Eskom is the largest of South Africa’s state-owned enterprises with annual revenues of R160bn. Contrary to recent Eskom press statements, its long-term cost-plus contracts with tied coal mines have been cheap. But these contracts are not being renewed and are instead being given to smaller, new mining entrants. That, in, itself, is positive for empowerment, but little investment is being made in new mines. Eberhard says that Eskom is openly defying National Treasury’s scrutiny of these contracts and that government has not acted on the recommendations of the Coal Road Map published in 2013.

“The risks of coal shortages and steep increases in coal and electricity prices are real,” he cautions.

“There are also allegations of corruption in Eskom contracts for the refurbishment of Koeberg generators and the construction of its new power stations such as Ingula. Eskom tariffs have increased four-fold in a decade, mainly as a result of massive cost and time overruns on its new power plants. Restructuring recommendations in the Energy Policy White paper of 1998 have not been implemented and Eskom now frustrates the entry of private independent power projects through delayed and inflated transmission connection costs, and through refusing to sign new power purchase agreements.”

Government interventions in the telecommunications sector have also been either misdirected or delayed says Eberhard. Telkom was partly privatised while still enjoying a monopoly in fixed-line telephony and other services. The result was price-gouging and the frustration of competition.
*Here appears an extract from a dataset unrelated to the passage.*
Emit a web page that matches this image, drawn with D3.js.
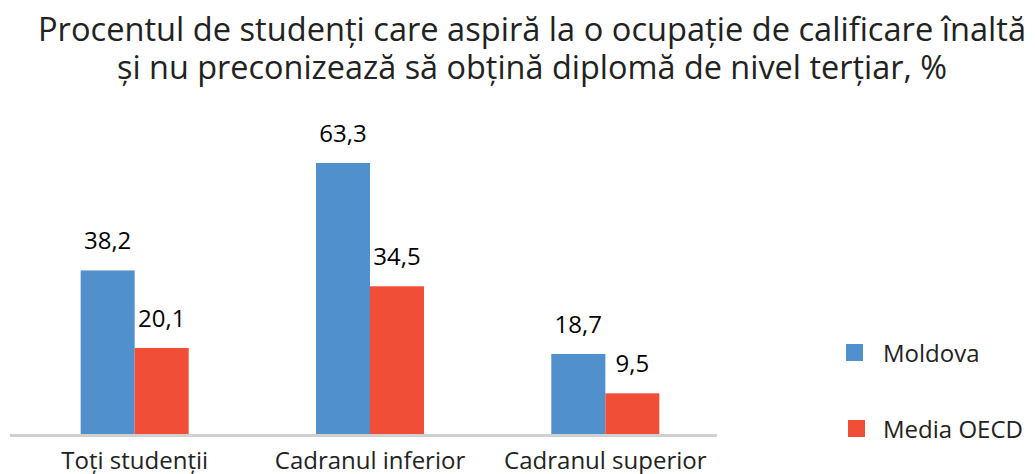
<!DOCTYPE html>
<html>
<head>
<meta charset="utf-8">
<script src="https://cdn.jsdelivr.net/npm/d3@7"></script>
<style>
  body { margin: 0; background: #fff; }
  text { font-family: "Open Sans", sans-serif; fill: #222; }
</style>
</head>
<body>
<div id="chart"></div>
<script>
var w = 1035;
var h = 474;

// data
var categories = ["Toți studenții", "Cadranul inferior", "Cadranul superior"];
var seriesNames = ["Moldova", "Media OECD"];
var moldova = [38.2, 63.3, 18.7];
var oecd = [20.1, 34.5, 9.5];
var colors = ["#4f90cd", "#f04e37"];
var titleLines = ["Procentul de studenți care aspiră la o ocupație de calificare înaltă",
                  "și nu preconizează să obțină diplomă de nivel terțiar, %"];
var titleWidths = [988, 830];

var svg = d3.select("#chart").append("svg")
  .attr("width", w)
  .attr("height", h);

var baseY = 434;

var x0 = d3.scaleBand().domain(categories).range([17, 723])
  .paddingInner(0.541).paddingOuter(0.2705);
var x1 = d3.scaleBand().domain(seriesNames).range([0, x0.bandwidth()]);
var y = d3.scaleLinear().domain([0, 63.3]).range([baseY, 163]);

// title, squeezed to look condensed
svg.selectAll(".title").data(titleLines).enter().append("text")
  .attr("class", "title")
  .attr("x", 532)
  .attr("y", function(d, i) { return 41 + i * 38; })
  .attr("text-anchor", "middle")
  .attr("textLength", function(d, i) { return titleWidths[i]; })
  .attr("lengthAdjust", "spacingAndGlyphs")
  .style("font-size", "32px")
  .text(function(d) { return d; });

var rows = categories.map(function(c, i) {
  return [{s: seriesNames[0], v: moldova[i]}, {s: seriesNames[1], v: oecd[i]}];
});

var g = svg.selectAll(".grp").data(rows).enter().append("g")
  .attr("transform", function(d, i) { return "translate(" + x0(categories[i]) + ",0)"; });

g.selectAll("rect").data(function(d) { return d; }).enter().append("rect")
  .attr("x", function(d) { return x1(d.s); })
  .attr("y", function(d) { return y(d.v); })
  .attr("width", x1.bandwidth())
  .attr("height", function(d) { return baseY - y(d.v); })
  .attr("fill", function(d, i) { return colors[i]; });

g.selectAll(".val").data(function(d) { return d; }).enter().append("text")
  .attr("class", "val")
  .attr("x", function(d) { return x1(d.s) + x1.bandwidth() / 2; })
  .attr("y", function(d) { return y(d.v) - 21; })
  .attr("text-anchor", "middle")
  .style("font-size", "24px")
  .style("fill", "#000")
  .text(function(d) { return String(d.v).replace(".", ","); });

// axis line
svg.append("line")
  .attr("x1", 10).attr("x2", 717)
  .attr("y1", baseY + 1.5).attr("y2", baseY + 1.5)
  .attr("stroke", "#d0d0d0").attr("stroke-width", 3);

svg.selectAll(".cat").data(categories).enter().append("text")
  .attr("class", "cat")
  .attr("x", function(d) { return x0(d) + x0.bandwidth() / 2; })
  .attr("y", 469)
  .attr("text-anchor", "middle")
  .style("font-size", "24px")
  .text(function(d) { return d; });

// legend
var leg = svg.selectAll(".leg").data(seriesNames).enter().append("g")
  .attr("transform", function(d, i) { return "translate(" + (846 + i * 2) + "," + (344 + i * 76) + ")"; });
leg.append("rect").attr("width", 17).attr("height", 17)
  .attr("fill", function(d, i) { return colors[i]; });
leg.append("text")
  .attr("x", function(d, i) { return 37 - i * 2; })
  .attr("y", 18)
  .style("font-size", "24px")
  .text(function(d) { return d; });
</script>
</body>
</html>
Huge budgets dedicated to universal access were wasted as Telkom lost more phone connections than it gained.

Additionally, Telkom’s control of the “last-mile” in copper, and slowness in moving to fibre optic cables, Broadband Infracos’s sclerotic performance, and the failure to auction radio spectrum for enhanced broadband access, amongst other policy and regulatory failures, have resulted in South Africans having slower and more limited internet access than many of our African neighbours.

“South Africa has missed the deadline set by the International Telecommunications Union to migrate our television services from analogue to digital signals by 2015, which would have freed up radio spectrum for broadband, but few in government seem to care. There is no urgency.”

Eberhard continues that while Transnet has produced good financial results, it has also come at a cost to the South African economy. “Transnet is unique in being an integrated rail, ports and pipeline utility. Few other transport companies around the world enjoy such protected market share. Unsurprisingly, its ports, general rail freight and pipelines charges are way higher than international norms. It costs more for South African companies to export or import. We are less competitive and the growth of our companies and employment is constrained. National Treasury studies and proposals for transport reform, dating to 2007, gather dust.”

Allegations of corruption in rail tenders abound. Shell companies, with no experience, were awarded multi-billion rand tenders. The Transport Minister has tried to close down investigations. Like the arms deal, these allegations will not go away. There will be court cases. In the meantime, the renewal of rolling stock, and other infrastructure, is delayed and is much more expensive that it should have been.

South African Airways, too, lurches from crisis to crisis with naïve and crude attempts to extract rent as it desperately seeks new funding. Its management has been decimated and whistle blowers victimized. “Yet the President blocks all attempts to replace its disastrous chairperson or renew its board with competent and experience members.”

And the future of water supply to the Johannesburg region is now threatened by delays to the second phase of the Lesotho Highlands Water Project caused by political interventions which seek favoured access to contracts for party-connected individuals.

“Each of the above incidences of policy inaction, poor governance or potential corruption has been well documented. However, the full catalogue of indifference or malfeasance reveals the extent to which the governance of key infrastructure ministries and state-owned enterprises has broken down. The boards and management of SOEs now openly defy the Public Enterprises Ministry or National Treasury. This would have been inconceivable a few years ago.”

“It’s entirely possible,” he concludes, “to make systematic and measurable progress across all these identified infrastructure areas. To do so would create a shift in investment and optimism in South Africa’s ability to deal with unemployment, poverty and inequality. But that would require a renewal of political leadership.”

Instead, none of the recommendations of the Presidential Review Committee on State Owned Entities, which was tabled in 2013, have been adopted. The one claimed recommendation – that the President chair a new State-Owned Companies Coordinating Council - is a fiction, and does not augur well, given previous actions to undermine good governance in SOEs, including blocking the appointments of reputable, principled and experience people to the SOE Boards.

“The President, his cabinet and the ANC’s National Executive Committee have to take responsibility for this failure in governance and economic management. Either they have to demonstrate seriousness in growing our economy and employment or we have to conclude that their failure to make progress in obvious economic and infrastructure policy areas, or to speak up against blatant corruption, is a tacit acceptance of the inevitable decline of our infrastructure, our economy and, ultimately, of a once principled and proud liberation movement.”